Thank you @zacksiri @LostKobrakai @LostKobrakai @chrisza4, and @sasajuric

For pointing out the false believe in my thought, concerning Genserver should never receive a call without fully initialised(in here initialization cover every case, including expensive init, and other failable inits), to protect genserver from race conditions(for ex. call to fetch from the cache, without warmingup the cache (in here warming means fetching from unreliable source.)).

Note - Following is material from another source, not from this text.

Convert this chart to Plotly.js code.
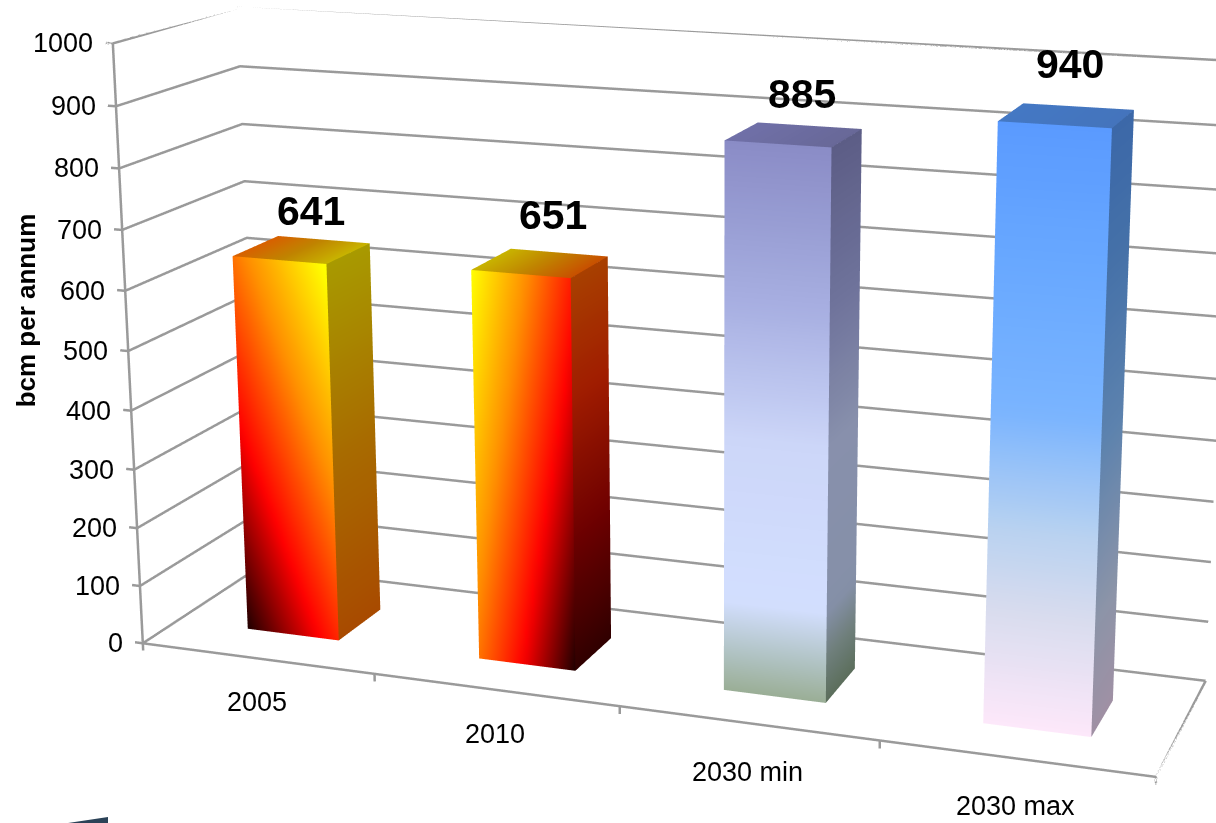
<!DOCTYPE html>
<html>
<head>
<meta charset="utf-8">
<script src="https://cdn.plot.ly/plotly-3.0.1.min.js"></script>
<style>
  html, body { margin: 0; padding: 0; background: #fff; width: 1216px; height: 823px; overflow: hidden; }
  #chart { position: absolute; left: -40px; top: -906px; }
</style>
</head>
<body>
<div id="chart"></div>
<script>
// Gas demand per scenario, in bcm per annum.
const categories = ['2005', '2010', '2030 min', '2030 max'];
const values = [641, 651, 885, 940];
const valueTicks = [0, 100, 200, 300, 400, 500, 600, 700, 800, 900, 1000];
const valueAxisTitle = 'bcm per annum';

// Bar footprint inside each category slot and inside the depth of the floor.
const barStart = 0.31, barWidth = 0.40, barFront = 0.27, barBack = 0.63;
const backWall = 0.93;
const gridColor = '#9a9a9a';
const fontFamily = '"Liberation Sans", Arial, sans-serif';

// Colour ramps: t = a*u + b*v + c, u runs across a face and v runs up or back along it.
const fireUp = [[0, '#200000'], [0.33, '#ff0000'], [0.67, '#ff9000'], [1, '#ffff00']];
const barFaces = [
  {
    front: { a: 0.42, b: 0.6, c: 0, stops: fireUp },
    side: { a: 0, b: 1, c: 0, stops: [[0, '#a84a00'], [0.5, '#a86c00'], [1, '#a89a00']] },
    top: { a: 1, b: 0, c: 0, stops: [[0, '#d86000'], [0.5, '#c08400'], [1, '#c8b400']] }
  },
  {
    front: { a: -0.6, b: 0.4, c: 0.6, stops: fireUp },
    side: { a: 0, b: 1, c: 0, stops: [[0, '#300000'], [0.35, '#6e0000'], [0.7, '#a01c00'], [1, '#a84000']] },
    top: { a: 1, b: 0, c: 0, stops: [[0, '#c8b400'], [0.5, '#c08400'], [1, '#c85000']] }
  },
  {
    front: { a: 0, b: 1, c: 0, stops: [[0, '#9aae96'], [0.09, '#b6c8ce'], [0.17, '#d3dfff'], [0.47, '#ccd6f8'], [0.71, '#a8b0e2'], [1, '#8a8cc6']] },
    side: { a: 0, b: 1, c: 0, stops: [[0, '#5c6e5c'], [0.09, '#70807e'], [0.17, '#8590a8'], [0.47, '#8890ac'], [0.71, '#70749c'], [1, '#5c5d86']] },
    top: { a: 1, b: 0, c: 0, stops: [[0, '#7070a8'], [1, '#686898']] }
  },
  {
    front: { a: 0, b: 1, c: 0, stops: [[0, '#fde8fa'], [0.2, '#d8dcee'], [0.34, '#b8d2f0'], [0.535, '#7ab4ff'], [0.78, '#68a8ff'], [1, '#5a9aff']] },
    side: { a: 0, b: 1, c: 0, stops: [[0, '#a090a4'], [0.2, '#8c94a8'], [0.5, '#5c82ae'], [0.8, '#4470a8'], [1, '#3c68a8']] },
    top: { a: 1, b: 0, c: 0, stops: [[0, '#4478c4'], [1, '#4474bc']] }
  }
];

function hexToRgb(h) {
  return [1, 3, 5].map(i => parseInt(h.slice(i, i + 2), 16));
}

function rampColor(stops, t) {
  const k = Math.max(0, Math.min(1, t));
  for (let i = 1; i < stops.length; i++) {
    if (k <= stops[i][0]) {
      const p = (k - stops[i - 1][0]) / (stops[i][0] - stops[i - 1][0]);
      const from = hexToRgb(stops[i - 1][1]), to = hexToRgb(stops[i][1]);
      const c = from.map((v, j) => Math.round(v + (to[j] - v) * p));
      return 'rgb(' + c.join(',') + ')';
    }
  }
  return stops[stops.length - 1][1];
}

// Adds one subdivided quad to a mesh so that the ramp interpolates smoothly.
function addFace(mesh, place, face) {
  const nu = 14, nv = 36, base = mesh.x.length;
  for (let j = 0; j <= nv; j++) {
    for (let i = 0; i <= nu; i++) {
      const u = i / nu, v = j / nv, p = place(u, v);
      mesh.x.push(p[0]); mesh.y.push(p[1]); mesh.z.push(p[2]);
      mesh.vertexcolor.push(rampColor(face.stops, face.a * u + face.b * v + face.c));
    }
  }
  for (let j = 0; j < nv; j++) {
    for (let i = 0; i < nu; i++) {
      const q = base + j * (nu + 1) + i;
      mesh.i.push(q, q + 1);
      mesh.j.push(q + 1, q + nu + 2);
      mesh.k.push(q + nu + 1, q + nu + 1);
    }
  }
}

const traces = [];

// Floor outline, wall grid, tick stubs and the value axis, all in data coordinates.
const lx = [], ly = [], lz = [];
function segment(pts) {
  pts.forEach(p => { lx.push(p[0]); ly.push(p[1]); lz.push(p[2]); });
  lx.push(null); ly.push(null); lz.push(null);
}
const xMax = categories.length;
valueTicks.forEach(v => {
  segment([[0, 0, v], [0, backWall, v], [xMax, backWall, v]]);
  segment([[-0.035, 0, v], [0, 0, v]]);
});
segment([[0, 0, 0], [0, 0, 1000]]);
segment([[0, 0, 0], [xMax, 0, 0], [xMax, backWall, 0]]);
for (let c = 0; c <= xMax; c++) segment([[c, 0, 0], [c, 0, -13]]);
traces.push({
  type: 'scatter3d', mode: 'lines', x: lx, y: ly, z: lz, connectgaps: false,
  line: { color: gridColor, width: 5 }, hoverinfo: 'skip', showlegend: false
});

// One mesh per bar: front, right side and top face.
values.forEach((value, n) => {
  const x0 = n + barStart, x1 = x0 + barWidth;
  const mesh = {
    type: 'mesh3d', x: [], y: [], z: [], i: [], j: [], k: [], vertexcolor: [],
    flatshading: false, hoverinfo: 'skip', showscale: false, name: categories[n],
    lighting: { ambient: 1, diffuse: 0, specular: 0, roughness: 1, fresnel: 0 }
  };
  const f = barFaces[n];
  addFace(mesh, (u, v) => [x0 + (x1 - x0) * u, barFront, value * v], f.front);
  addFace(mesh, (u, v) => [x1, barFront + (barBack - barFront) * u, value * v], f.side);
  addFace(mesh, (u, v) => [x0 + (x1 - x0) * u, barFront + (barBack - barFront) * v, value], f.top);
  traces.push(mesh);
});

// Text labels are positioned from the same data coordinates.
const labelFont = { family: fontFamily, size: 27, color: '#000' };
const annotations = [];
valueTicks.forEach(v => annotations.push({
  x: 0, y: 0, z: v, text: String(v), showarrow: false, xanchor: 'right', yanchor: 'middle',
  xshift: -18, yshift: 0, font: labelFont
}));
const catShift = [-44, -44, -49, -48];
categories.forEach((c, n) => annotations.push({
  x: n + 0.5, y: 0, z: 0, text: c, showarrow: false, xanchor: 'center', yanchor: 'middle',
  yshift: catShift[n], font: labelFont
}));
const valueShiftX = [9, 13, 8.5, 3], valueShiftY = [39, 48, 41, 52];
values.forEach((v, n) => annotations.push({
  x: n + 0.51, y: (barFront + barBack) / 2, z: v, text: '<b>' + v + '</b>', showarrow: false,
  xanchor: 'center', yanchor: 'middle', xshift: valueShiftX[n], yshift: valueShiftY[n],
  font: { family: fontFamily, size: 41, color: '#000' }
}));
annotations.push({
  x: 0, y: 0, z: 568, text: '<b>' + valueAxisTitle + '</b>', showarrow: false, textangle: -90,
  xanchor: 'center', yanchor: 'middle', xshift: -100, font: { family: fontFamily, size: 26, color: '#000' }
});

const plotWidth = 1500, plotHeight = 2450, plotLeft = -40, plotTop = -906;
const pageX = px => (px - plotLeft) / plotWidth;
const pageY = py => 1 - (py - plotTop) / plotHeight;

const hiddenAxis = { visible: false, showgrid: false, zeroline: false, showspikes: false };
const layout = {
  width: plotWidth, height: plotHeight,
  margin: { l: 0, r: 0, t: 0, b: 0 },
  paper_bgcolor: '#fff', showlegend: false, hovermode: false,
  // Sliver of a neighbouring graphic along the bottom edge.
  shapes: [{
    type: 'path', xref: 'paper', yref: 'paper', layer: 'above', line: { width: 0 }, fillcolor: '#2b4257',
    path: 'M ' + pageX(68) + ' ' + pageY(823) + ' L ' + pageX(108) + ' ' + pageY(817) + ' L ' + pageX(108) + ' ' + pageY(823) + ' Z'
  }],
  scene: {
    domain: { x: [0, 1], y: [0, 1] },
    bgcolor: 'rgba(0,0,0,0)',
    dragmode: false,
    aspectmode: 'manual',
    aspectratio: { x: 1.00875, y: 0.2618, z: 0.5996 },
    xaxis: Object.assign({ range: [-0.035, 4] }, hiddenAxis),
    yaxis: Object.assign({ range: [0, 1] }, hiddenAxis),
    zaxis: Object.assign({ range: [-13, 1000] }, hiddenAxis),
    camera: {
      projection: { type: 'perspective' },
      eye: { x: 0.9311, y: -2.5227, z: 0.7265 },
      center: { x: 0.039, y: 0.0227, z: 0.0435 },
      up: { x: 0, y: 0, z: 1 }
    },
    annotations: annotations
  }
};

Plotly.newPlot('chart', traces, layout, { displayModeBar: false, staticPlot: false, responsive: false });
</script>
</body>
</html>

And then put this genserver into its own new supervisor will resolve failing of genserver.

And the best practice for this should be, the genserver should reply with it’s not ready yet to process the request and ask the caller to retry again.

Eventhough, I still have some believe that there will be some use cases that, we have to do expensive initialization, in that case using some custom hack steps like patterns of post_init, which was mentioned in the link https://groups.google.com/forum/m/#!topic/elixir-lang-core/fLdVQDZcFo0 would be very useful.

very appreciated

sasajuric · October 27, 2019, 7:38am

You don’t need to use any hacks, since these scenarios are supported on Erlang/OTP 21+ via handle_continue.

From init/1 you can return {:ok, state, {:continue, some_term}}, which will ensure that handle_continue is the first thing invoked when the server enters the loop.